History of the chair

The subject “Liturgical Science” was elevated to one of the main subjects of theology by the Second Vatican Council (cf. Liturgy Constitution Sacrosanctum Concilium Art. 16). This requirement was implemented at the Faculty of Catholic Theology at the Eberhard Karls University of Tübingen in 1992 with the establishment of a separate Chair of Liturgical Studies.

With the appointment of Professor Dr. phil. Gabriele Winkler, who held the chair from 1992-2005, the chair was given a specific orientation in the sense of comparative liturgical studies. This involved a philologically based exploration of liturgical sources from Eastern and Western traditions with a focus on interdisciplinary research into Oriental liturgies. The diverse religious views that manifest themselves in the rites of the East and West were compared and made accessible in numerous publications.

With the appointment of Professor Dr. theol.
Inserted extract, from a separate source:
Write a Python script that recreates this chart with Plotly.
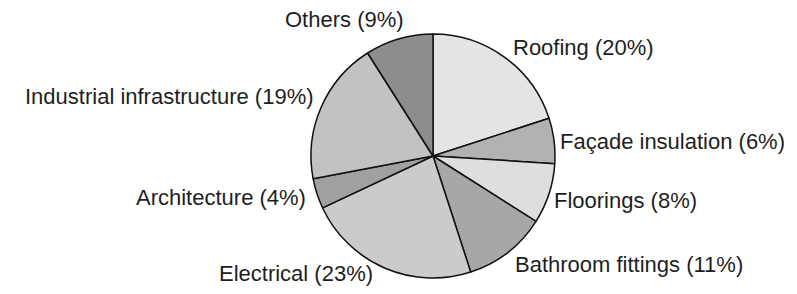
import math
import plotly.graph_objects as go

categories = ["Roofing", "Façade insulation", "Floorings", "Bathroom fittings",
              "Electrical", "Architecture", "Industrial infrastructure", "Others"]
values = [20, 6, 8, 11, 23, 4, 19, 9]
colors = ["#e4e4e4", "#b2b2b2", "#dedede", "#a7a7a7",
          "#cbcbcb", "#a0a0a0", "#c2c2c2", "#8d8d8d"]
label_text = [f"{c} ({v}%)" for c, v in zip(categories, values)]

# the page body has an 8px margin; size the figure so it fits the window
OFF = 8
W, H = 797 - 2 * OFF, 294 - 2 * OFF
cx, cy, r = 433 - OFF, 156 - OFF, 122   # pie centre / radius in pixels (layout)
LABEL_GAP = 12                          # radial gap between rim and label anchor
# per-label styling nudges (pixels) and horizontal anchors
label_nudge = [(-1, 0), (-8, 2.5), (-8, 3), (-2.5, 3), (-5, -5), (2, 0.5), (5.5, -6), (10, -7.5)]
label_anchor = ["left", "left", "left", "left", "right", "right", "right", "right"]

fig = go.Figure(go.Pie(
    labels=categories,
    values=values,
    textinfo="none",
    sort=False,
    direction="clockwise",
    rotation=0,
    marker=dict(colors=colors, line=dict(color="#111111", width=1.5)),
    hoverinfo="label+percent",
    showlegend=False,
    domain=dict(x=[(cx - r) / W, (cx + r) / W], y=[1 - (cy + r) / H, 1 - (cy - r) / H]),
))

# place labels at each slice's mid-angle (derived from the values)
total = sum(values)
cum = 0
for txt, v, (dx, dy), anc in zip(label_text, values, label_nudge, label_anchor):
    mid = (cum + v / 2) / total * 2 * math.pi
    cum += v
    px = cx + (r + LABEL_GAP) * math.sin(mid) + dx
    py = cy - (r + LABEL_GAP) * math.cos(mid) + dy
    fig.add_annotation(
        x=px / W, y=1 - py / H, xref="paper", yref="paper",
        text=txt, showarrow=False, xanchor=anc, yanchor="middle",
        font=dict(family="Liberation Sans, Arial, sans-serif", size=22, color="#1e1e1e"),
    )

fig.update_layout(
    width=W, height=H,
    margin=dict(l=0, r=0, t=0, b=0),
    paper_bgcolor="white",
    plot_bgcolor="white",
)

fig.write_html("out.html")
Andreas Odenthal in 2006, the focus of the chair changed. Liturgical studies was now understood as a practical theological discipline that (in an inclusive sense) utilizes the diversity of methods that are common in theology. Under Andreas Odenthal, humanistic, historical, systematic-theological and exegetical research was incorporated into the question of the conditions and possibilities of worship in the church today.

Prof. Dr. theol. Stephan Winter M. A. (phil.) has held the chair since the summer semester 2020. Liturgical studies, as practiced at the chair, is understood as a method-oriented reflection on ritual and worship practice in the past and present. Taking into account the historical, systematic and practical-critical dimensions of the subject, the focus is on reconstructing and exploring this practice in all its diversity as a place of human identity formation, taking into account the respective socio-cultural contexts.

Such liturgical science is ecumenical and oriented towards dialog with other religions and their theologies. It works as intensively as possible in an interdisciplinary network: above all with the theological disciplines, with philosophy as an orientation science and with history, cultural and social sciences, whereby the interdisciplinary “ritual studies” represent an important common working framework.